Asymptotics of the sequence defined by $x_{n+1} = x_n + \frac{2}{x_n}$, $x_0=1$ Let $$x_{n+1} = x_n + \dfrac{2}{x_n}, x_0=1$$
Compute the limit $$\lim_{n \to \infty} \dfrac{x_n}{\sqrt{n}}$$
If we had there a $1/2$ we would have the sequence which aproximates the square root of two. I speculated that the limit of $x_n$ is $2\sqrt{2}$, but it's of course false. 
Another ideea was to use Cesaro-Stolz lemma, but it didn't get me too far either. 
Rearranging the terms we get $$x_n (x_{n+1}-x_n) = 2$$ 
If $x_n$ diverges to infinity (which I am strongly inclined to believe) then it's terms should get infinetly closer to one another. Sth akin to the harmonic series $\sum \dfrac{1}{n}$. If this direction is ok, How could I proceed from here? 
 A: The sequence is strictly increasing, and not bounded (otherwise
it would have a limit $x$ satisfying $x = x + \frac 2x$).
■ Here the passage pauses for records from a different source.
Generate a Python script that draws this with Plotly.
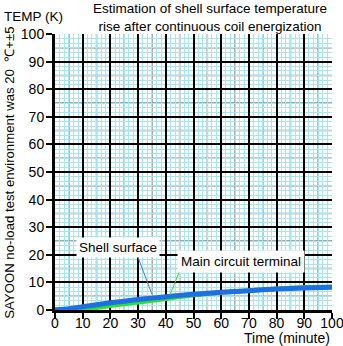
import plotly.graph_objects as go

# ---- data ----
time_min = [0, 5, 10, 15, 20, 25, 30, 35, 40, 45, 50, 55, 60, 70, 80, 90, 100]
shell_surface = [0.1, 0.5, 1.2, 1.9, 2.6, 3.2, 3.8, 4.3, 4.8, 5.3, 5.7, 6.1, 6.4, 7.0, 7.6, 8.0, 8.2]
main_terminal = [0.0, 0.0, 0.2, 0.8, 1.5, 2.2, 2.8, 3.4, 4.1, 4.8, 5.4, 5.9, 6.3, 7.1, 7.7, 8.2, 8.4]
tick_vals = [0, 10, 20, 30, 40, 50, 60, 70, 80, 90, 100]

title_text = "Estimation of shell surface temperature<br>rise after continuous coil energization"
y_title = "SAYOON no-load test environment was 20  \u2103+\u00b15"
x_title = "Time (minute)"
y_unit = "TEMP (K)"

FONT = "Liberation Sans, Arial, sans-serif"

fig = go.Figure()
fig.add_trace(go.Scatter(x=time_min, y=main_terminal, mode="lines",
                         line=dict(color="#2ee02e", width=4.5, shape="spline", smoothing=0.6),
                         name="Main circuit terminal", showlegend=False))
fig.add_trace(go.Scatter(x=time_min, y=shell_surface, mode="lines",
                         line=dict(color="#1e70e2", width=5, shape="spline", smoothing=0.6),
                         name="Shell surface", showlegend=False))

# grey half-decade grid lines
shapes = []
for v in range(5, 100, 10):
    shapes.append(dict(type="line", xref="x", yref="paper", x0=v, x1=v, y0=0, y1=1,
                       line=dict(color="#8a8a8a", width=1.5), layer="between"))
    shapes.append(dict(type="line", xref="paper", yref="y", x0=0, x1=1, y0=v, y1=v,
                       line=dict(color="#8a8a8a", width=1.5), layer="between"))
# leader lines
shapes.append(dict(type="line", xref="x", yref="y", x0=30, y0=19, x1=35, y1=5.7,
                   line=dict(color="#3a80d8", width=1), layer="above"))
shapes.append(dict(type="line", xref="x", yref="y", x0=45.5, y0=15.5, x1=41.5, y1=5.4,
                   line=dict(color="#33dd33", width=1), layer="above"))

axis_common = dict(range=[0, 100], tickvals=tick_vals, showgrid=True, gridcolor="#000000",
                   gridwidth=1.5, showline=True, linecolor="#000000", linewidth=3,
                   ticks="outside", ticklen=6, tickwidth=2, tickcolor="#000000",
                   tickfont=dict(family=FONT, size=14, color="#000000"), zeroline=False,
                   minor=dict(dtick=10 / 6, showgrid=True, gridcolor="#a8e6ef", gridwidth=1, ticks=""),
                   automargin=False, fixedrange=True, ticklabeloverflow="allow")

fig.update_layout(
    template="none",
    width=343, height=346,
    margin=dict(l=55, r=11, t=34, b=35.5),
    paper_bgcolor="white", plot_bgcolor="white",
    font=dict(family=FONT, size=13, color="#000000"),
    xaxis=dict(axis_common, ticklabelstandoff=-8),
    yaxis=dict(axis_common, ticklabelstandoff=-1),
    shapes=shapes,
    annotations=[
        dict(text=title_text, xref="paper", yref="paper", x=(210 - 55) / 277, y=1 + (34 - 17) / 276.5,
             xanchor="center", yanchor="middle", showarrow=False, font=dict(size=13.5, family=FONT)),
        dict(text=y_unit, xref="paper", yref="paper", x=-53 / 277, y=1 + (34 - 16) / 276.5,
             xanchor="left", yanchor="middle", showarrow=False, font=dict(size=13.5, family=FONT)),
        dict(text=x_title, xref="paper", yref="paper", x=1, y=-(339 - 310.5) / 276.5,
             xanchor="right", yanchor="middle", showarrow=False, font=dict(size=14, family=FONT)),
        dict(text=y_title, xref="paper", yref="paper", x=(10 - 55) / 277, y=(310.5 - 173) / 276.5,
             xanchor="center", yanchor="middle", textangle=-90, showarrow=False,
             font=dict(size=13.2, family=FONT)),
        dict(text="Shell surface", xref="x", yref="y", x=22.6, y=22.5, showarrow=False,
             bgcolor="white", borderpad=2, font=dict(size=13.5, family=FONT)),
        dict(text="Main circuit terminal", xref="x", yref="y", x=67.3, y=17.4, showarrow=False,
             bgcolor="white", borderpad=3, font=dict(size=13.5, family=FONT)),
    ],
)

fig.write_html("out.html")
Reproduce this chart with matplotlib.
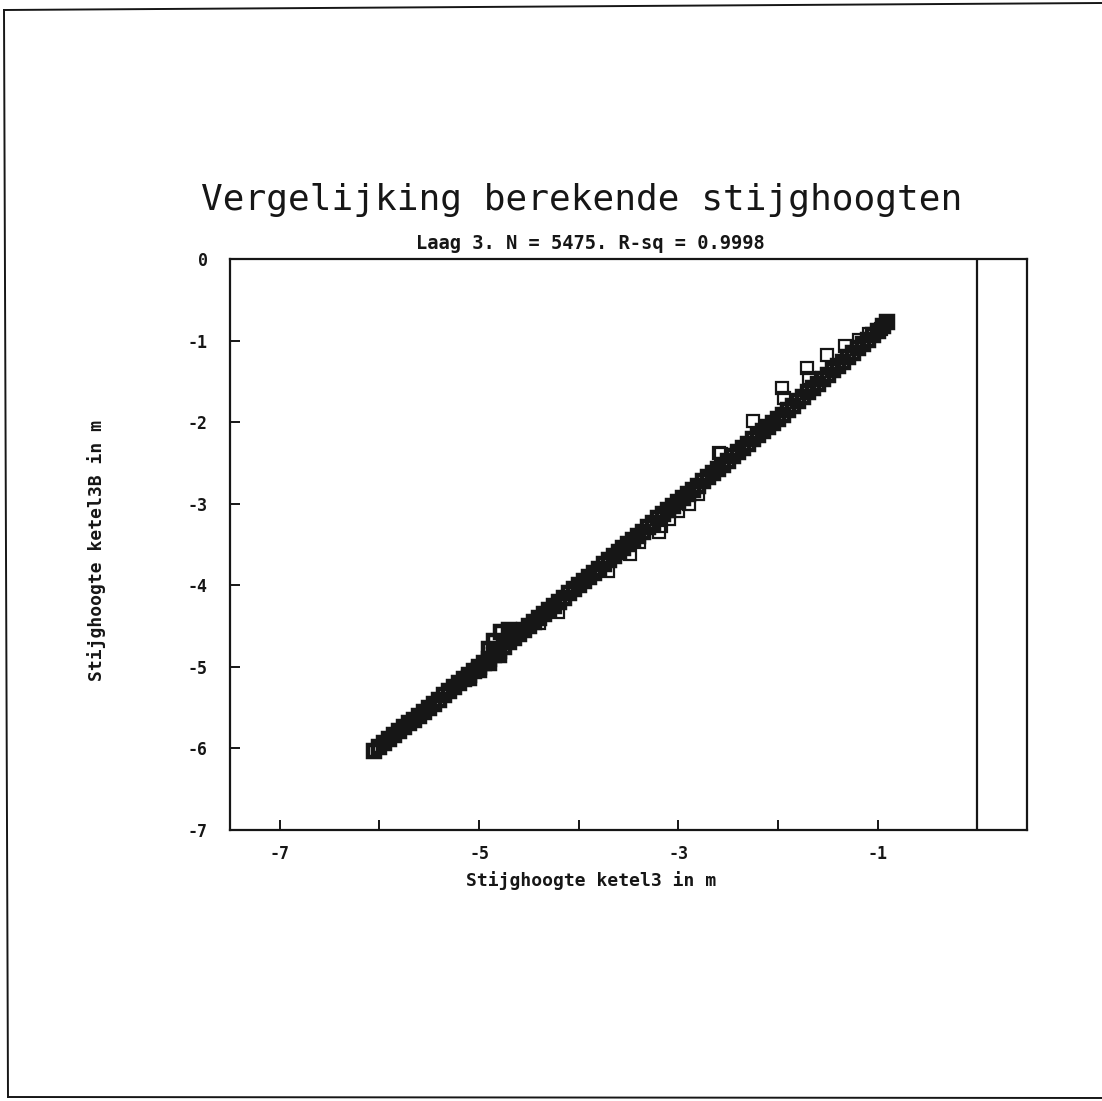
"""
Spreidingsdiagram: berekende stijghoogten ketel3 tegen ketel3B (laag 3).
"""

import matplotlib

matplotlib.use("Agg")
import matplotlib.pyplot as plt
from matplotlib.lines import Line2D

plt.rcParams["font.family"] = ["DejaVu Sans Mono"]
plt.rcParams["axes.unicode_minus"] = False

TITLE = "Vergelijking berekende stijghoogten"
SUBTITLE = "Laag 3. N = 5475. R-sq = 0.9998"
X_LABEL = "Stijghoogte ketel3 in m"
Y_LABEL = "Stijghoogte ketel3B in m"

X_TICKS = [-7, -6, -5, -4, -3, -2, -1]
X_TICK_LABELS = ["-7", "", "-5", "", "-3", "", "-1"]
Y_TICKS = [0, -1, -2, -3, -4, -5, -6, -7]
Y_TICK_LABELS = ["0", "-1", "-2", "-3", "-4", "-5", "-6", "-7"]

# hoofdband van de punten (ketel3, ketel3B)
band_x = [
    -6.05, -6.00, -5.95, -5.90, -5.85, -5.80, -5.75, -5.70, -5.65, -5.60,
    -5.55, -5.50, -5.45, -5.40, -5.35, -5.30, -5.25, -5.20, -5.15, -5.10,
    -5.05, -5.00, -4.95, -4.90, -4.85, -4.80, -4.75, -4.70, -4.65, -4.60,
    -4.55, -4.50, -4.45, -4.40, -4.35, -4.30, -4.25, -4.20, -4.15, -4.10,
    -4.05, -4.00, -3.95, -3.90, -3.85, -3.80, -3.75, -3.70, -3.65, -3.60,
    -3.55, -3.50, -3.45, -3.40, -3.35, -3.30, -3.25, -3.20, -3.15, -3.10,
    -3.05, -3.00, -2.95, -2.90, -2.85, -2.80, -2.75, -2.70, -2.65, -2.60,
    -2.55, -2.50, -2.45, -2.40, -2.35, -2.30, -2.25, -2.20, -2.15, -2.10,
    -2.05, -2.00, -1.95, -1.90, -1.85, -1.80, -1.75, -1.70, -1.65, -1.60,
    -1.55, -1.50, -1.45, -1.40, -1.35, -1.30, -1.25, -1.20, -1.15, -1.10,
    -1.05, -1.00, -0.95, -0.90,
]
band_y = [
    -6.03, -5.98, -5.93, -5.88, -5.84, -5.79, -5.74, -5.69, -5.65, -5.60,
    -5.55, -5.50, -5.45, -5.40, -5.35, -5.30, -5.25, -5.20, -5.15, -5.10,
    -5.05, -5.00, -4.95, -4.90, -4.85, -4.80, -4.75, -4.70, -4.65, -4.60,
    -4.55, -4.50, -4.45, -4.40, -4.35, -4.30, -4.25, -4.20, -4.15, -4.10,
    -4.05, -4.00, -3.95, -3.90, -3.85, -3.80, -3.74, -3.69, -3.64, -3.59,
    -3.54, -3.49, -3.44, -3.39, -3.34, -3.29, -3.23, -3.18, -3.13, -3.08,
    -3.03, -2.98, -2.93, -2.88, -2.83, -2.78, -2.72, -2.67, -2.62, -2.57,
    -2.52, -2.47, -2.42, -2.37, -2.32, -2.27, -2.21, -2.16, -2.11, -2.06,
    -2.01, -1.96, -1.91, -1.85, -1.80, -1.74, -1.69, -1.63, -1.58, -1.53,
    -1.47, -1.42, -1.36, -1.31, -1.26, -1.20, -1.15, -1.09, -1.04, -0.99,
    -0.93, -0.88, -0.82, -0.77,
]

# verbreding van de band rond -5 en de knik bij -4.7
extra_x = [-5.10, -5.00, -4.90, -4.85, -4.80, -4.78, -4.70, -4.63, -4.90]
extra_y = [-5.13, -5.04, -4.95, -4.68, -4.85, -4.57, -4.55, -4.57, -4.78]

# losse punten boven de band
above_x = [-1.96, -1.94, -1.71, -1.69, -1.51, -1.33, -1.19, -1.09, -0.97, -2.25, -2.57, -2.59]
above_y = [-1.58, -1.70, -1.33, -1.46, -1.17, -1.06, -0.99, -0.92, -0.86, -1.98, -2.39, -2.38]

# losse punten onder de band
below_x = [-4.21, -4.40, -3.71, -3.48, -3.39, -3.19, -3.17, -3.09, -3.00, -2.89, -2.80]
below_y = [-4.33, -4.46, -3.83, -3.62, -3.47, -3.35, -3.27, -3.19, -3.09, -3.00, -2.88]

INK = "#161616"

fig = plt.figure(figsize=(11.02, 11.01), dpi=100)
ax = fig.add_axes([0.2087, 0.2461, 0.7232, 0.5186])

# de dichte band: overlappende open vierkantjes worden vrijwel zwart
ax.plot(band_x + extra_x, band_y + extra_y, linestyle="none", marker="s", markersize=9,
        markerfacecolor="none", markeredgecolor=INK, markeredgewidth=3.2)
# losse punten als open vierkantjes erbovenop
ax.plot(above_x + below_x, above_y + below_y, linestyle="none", marker="s", markersize=8,
        markerfacecolor="none", markeredgecolor=INK, markeredgewidth=1.6)
ax.axvline(0, color=INK, linewidth=1.6)

ax.set_xlim(-7.5, 0.5)
ax.set_ylim(-7, 0)
ax.set_xticks(X_TICKS)
ax.set_xticklabels(X_TICK_LABELS)
ax.set_yticks(Y_TICKS)
ax.set_yticklabels(Y_TICK_LABELS)
ax.tick_params(axis="both", direction="in", length=7, width=1.4, colors=INK,
               labelsize=12, top=False, right=False)
ax.tick_params(axis="x", pad=11)
ax.tick_params(axis="y", pad=16)
for lbl in ax.get_xticklabels() + ax.get_yticklabels():
    lbl.set_fontweight("bold")
for side in ["left", "bottom", "top", "right"]:
    ax.spines[side].set_linewidth(1.6)
    ax.spines[side].set_color(INK)

fig.text(0.528, 0.818, TITLE, ha="center", va="center", fontsize=26, color=INK)
fig.text(0.536, 0.779, SUBTITLE, ha="center", va="center", fontsize=13.5,
         fontweight="bold", color=INK)
fig.text(0.536, 0.200, X_LABEL, ha="center", va="center", fontsize=13,
         fontweight="bold", color=INK)
fig.text(0.088, 0.500, Y_LABEL, ha="center", va="center", rotation=90, fontsize=13,
         fontweight="bold", color=INK)

# paginarand (boven, links, onder)
W, H = 1102, 1101
fig.add_artist(Line2D([4 / W, 1.0], [1 - 10 / H, 1 - 3 / H], transform=fig.transFigure,
                      color=INK, linewidth=1.4))
fig.add_artist(Line2D([4 / W, 8 / W], [1 - 10 / H, 1 - 1097 / H], transform=fig.transFigure,
                      color=INK, linewidth=1.4))
fig.add_artist(Line2D([8 / W, 1.0], [1 - 1097 / H, 1 - 1098 / H], transform=fig.transFigure,
                      color=INK, linewidth=1.4))

fig.savefig("out.png", dpi=100)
Therefore $x_n \to \infty$.
Then
$$
 x_{n+1}^2 - x_n^2 = \left( x_n + \frac{2}{x_n}\right)^2 - x_n^2
 = 4 + \frac{4}{x_n^2} \to 4,
$$
and Cesàro-Stolz  implies
that
$$
 \frac{x_n^2}{n} \to 4 \Longrightarrow \frac{x_n}{\sqrt n} \to 2
$$
A: This sequence problem is similar to others. Let $\;y := 1/n,\; z := \ln(y).\;$ If $\;x_{n+1} = x_n + 2/x_n\;$ with initial value $\;x_0=1,\;$ then the constant $\;c= .538934322...\;$  depends on $\;x_0\;$ and yields the series
$$\;x_n = 2\sqrt{n}\;(1 + (c-z/8)y + (-(4c-1)^2/32  +z(4c-1)/32 -z^2/128)y^2 + O(y^3))$$
which is the asymptotic expansion of $\;x_n.$ Similar questions on MSE include question 2675217,
question 843014.
By the way, the equation $\;x_n (x_{n+1}-x_n) = 2\;$ is the discrete analog of the equation $\;yy'=2\;$ which immediately implies $\;y^2 = 4x+C \;$ which translats back to $\;x_n = 2\sqrt{n}(1+c/n)\;$ which gives the initial asymptotic expansion. There is a simple recursion for getting further terms of the expansion.